“Felizes os puros de coração,
porque verão a Deus.”
Na literatura é muito bonito, mas na
realidade, principalmente esta em que vivemos, tão desigual, é difícil
entendermos bem o verdadeiro significado dessa frase de Jesus. Quem são os
puros de coração? O que fazer para nos assemelhar a esse grupo? Há de ser bem
mais que fazer caridade ou participar da comunidade. Isso é fácil e muitas
vezes até prazeroso.
Jesus, em sua condição humana,
deixou-nos como modelo o jeito mais puro e perfeito de viver: sendo manso e
humilde de coração.
Na
história da humanidade nos deparamos com vários exemplos de seguidores de Jesus
dando continuidade aos seus ensinamentos e tornando-se também modelos de pureza
e mansidão. Alguns que se tornaram conhecidos, como São Francisco de Assis,
Madre Tereza de Calcutá, Irmã Dulce e João Paulo II, e tantos outros, anônimos,
que se tornaram anjos na vida dos mais sofridos.
Na nossa história também
presenciamos momentos de extrema pureza mostrando-nos que é possível seguir os
passos de Jesus. Durante as barraquinhas, no mês de maio, testemunhei um
instante desses. Após a missa, muitas pessoas foram se aglomerando no local e a
animação era grande. Transformou-se em um momento de confraternização, de
conversa amiga, de brincadeiras, que foi se estendendo pela noite. No vaivém
das pessoas, nos encontros, nos abraços, ia fortalecendo os laços de amor
fraterno tão divulgado no cristianismo.
Um
tempo depois, afastei-me um pouco e sentei-me na borda de um canteiro da praça,
ao lado de um casal conhecido.

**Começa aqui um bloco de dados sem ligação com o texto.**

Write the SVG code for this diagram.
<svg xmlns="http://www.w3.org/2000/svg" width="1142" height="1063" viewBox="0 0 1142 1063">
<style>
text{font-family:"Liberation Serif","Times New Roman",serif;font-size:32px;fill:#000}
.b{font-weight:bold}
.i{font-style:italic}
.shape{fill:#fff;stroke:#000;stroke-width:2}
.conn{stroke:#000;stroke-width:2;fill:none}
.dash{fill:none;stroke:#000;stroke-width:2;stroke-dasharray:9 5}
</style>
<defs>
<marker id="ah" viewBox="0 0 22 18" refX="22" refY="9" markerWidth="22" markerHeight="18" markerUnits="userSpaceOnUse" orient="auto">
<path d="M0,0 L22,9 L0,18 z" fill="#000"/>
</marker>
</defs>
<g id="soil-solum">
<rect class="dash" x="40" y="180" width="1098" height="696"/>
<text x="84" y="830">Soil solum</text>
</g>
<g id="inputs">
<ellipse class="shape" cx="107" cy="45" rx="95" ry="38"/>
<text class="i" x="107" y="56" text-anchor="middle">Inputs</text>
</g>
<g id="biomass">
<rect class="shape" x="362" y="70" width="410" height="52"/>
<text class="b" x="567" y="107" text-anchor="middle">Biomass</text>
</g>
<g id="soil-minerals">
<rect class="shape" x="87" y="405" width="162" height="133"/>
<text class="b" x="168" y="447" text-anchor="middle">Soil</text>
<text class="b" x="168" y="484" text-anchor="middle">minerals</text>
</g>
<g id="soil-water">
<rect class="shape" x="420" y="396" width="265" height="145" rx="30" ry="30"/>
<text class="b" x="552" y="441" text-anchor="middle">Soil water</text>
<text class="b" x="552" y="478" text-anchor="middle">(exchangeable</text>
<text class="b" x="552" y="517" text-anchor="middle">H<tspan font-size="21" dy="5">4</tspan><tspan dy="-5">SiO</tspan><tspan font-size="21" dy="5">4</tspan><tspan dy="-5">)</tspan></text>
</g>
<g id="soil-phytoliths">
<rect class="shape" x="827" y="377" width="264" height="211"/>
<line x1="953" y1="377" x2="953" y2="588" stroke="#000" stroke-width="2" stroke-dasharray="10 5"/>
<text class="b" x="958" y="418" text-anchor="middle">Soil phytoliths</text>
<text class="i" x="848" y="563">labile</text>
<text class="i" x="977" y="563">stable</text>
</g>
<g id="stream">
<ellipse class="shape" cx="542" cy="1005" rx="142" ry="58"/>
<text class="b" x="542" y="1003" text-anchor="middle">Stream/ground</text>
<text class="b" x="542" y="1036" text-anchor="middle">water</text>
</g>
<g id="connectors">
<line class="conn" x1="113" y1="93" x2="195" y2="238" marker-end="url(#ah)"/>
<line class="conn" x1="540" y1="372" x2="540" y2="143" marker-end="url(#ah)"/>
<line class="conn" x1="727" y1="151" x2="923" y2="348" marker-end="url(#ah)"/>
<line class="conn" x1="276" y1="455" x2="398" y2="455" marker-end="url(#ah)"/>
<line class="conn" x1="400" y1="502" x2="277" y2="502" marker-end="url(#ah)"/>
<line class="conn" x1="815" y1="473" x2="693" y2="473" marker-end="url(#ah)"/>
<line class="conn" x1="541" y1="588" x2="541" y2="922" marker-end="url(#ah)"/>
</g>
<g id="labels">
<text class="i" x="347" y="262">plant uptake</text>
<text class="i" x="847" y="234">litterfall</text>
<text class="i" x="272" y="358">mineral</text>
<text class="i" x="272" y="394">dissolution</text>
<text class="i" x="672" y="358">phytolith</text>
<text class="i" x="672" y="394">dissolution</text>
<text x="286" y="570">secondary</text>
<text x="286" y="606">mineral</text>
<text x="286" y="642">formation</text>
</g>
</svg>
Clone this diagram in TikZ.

Pessoas de uma simplicidade tamanha, dessas que
amolecem o coração. Ali não importa beleza, riqueza ou aparência; precisa
apenas de um sorriso nos lábios e um pouco de boa vontade. Tudo o mais se torna
supérfluo. A mulher humilde se agiganta em sua singeleza, em seus trajes
simples, em sua fala despreocupada. O que senti foi que ali havia alguém puro
de coração.
Poucos
minutos de conversa e vejo aproximar uma mocinha. Pude perceber que era a filha
dessa senhora. Chegou sem dar muita importância, com certa reserva. O pai logo
foi comprar cachorro-quente para agradá-la. A mãe, toda preocupada, perguntando
coisas, querendo saber novidades. Porém, por mais que se esforçasse, só recebia
monossílabos. Em dado momento ela tirou do bolso uma sacolinha plástica com
algumas balas e com carinho entregou à filha. “Guardei pro E.” Não consegui
assimilar o comportamento da garota. Ela abriu a sacola, e reclamou ao ver seu
conteúdo. “Só isso?” A mãe, sem jeito: “Eu dei uma prum menino, ele deixou a
bala cair e tive que dar outra.” A menina, em um gesto até brusco, jogou a
sacolinha no colo da mãe, que continuava sentada na beirada do canteiro, e
deu-lhe as costas. Sem nenhuma reação negativa, a mulher dirigiu-se a mim: “A
gente guarda as balinhas com tanto carinho. Olha o que ela faz!” Percebi uma
pontinha de decepção naquela fala. Fiquei muito sem graça com a situação e
respondi para que ela não se preocupasse com aquilo. “Jovem é assim mesmo.” Mas
sei que foram palavras vazias, sem nenhum efeito. Nem eu me convenci do que
havia falado. Como não se preocupar? Mães assim vivem em prol dos filhos e
querem agradá-los sempre, vê-los sorrindo, de bem com a vida. O contrário é sempre motivo de
desapontamento.
A
senhora se levantou e voltou a conversar com a menina. Em instantes o pai
chegou com o cachorro-quente e eles se afastaram para ir embora. Na despedida
ainda pude olhá-la nos olhos e constatar que não havia sobrado nem uma sombra.
Em seu coração, ingênuo talvez, não há lugar para mágoa nem tristeza. Saiu
feliz, ao lado do marido e da filha como se fossem as pessoas mais importantes
da terra.
Em
mim ficou uma ternura muito grande por aquela mulher tão simples, tão generosa.
Pessoas assim, aparentemente tão humildes, possuem sabedoria suficiente para
serem felizes com tão pouco e têm muito a nos ensinar. É a história dos lírios
do campo, tão verdadeira e que temos tanta dificuldade em assimilar. Aos poucos
vamos aprendendo a ver, em pequenos episódios que se apresentam diante de
nossos olhos, lições de vida, de gratuidade, de doação sem limite, que traduzem
a essência da vida.
Luisa
Garbazza – 24 de junho de 2012
* Versão para ser
publicada no jornal “Informativo Igreja Viva” - Paróquia Nossa Senhora do Rosário - julho de 2012.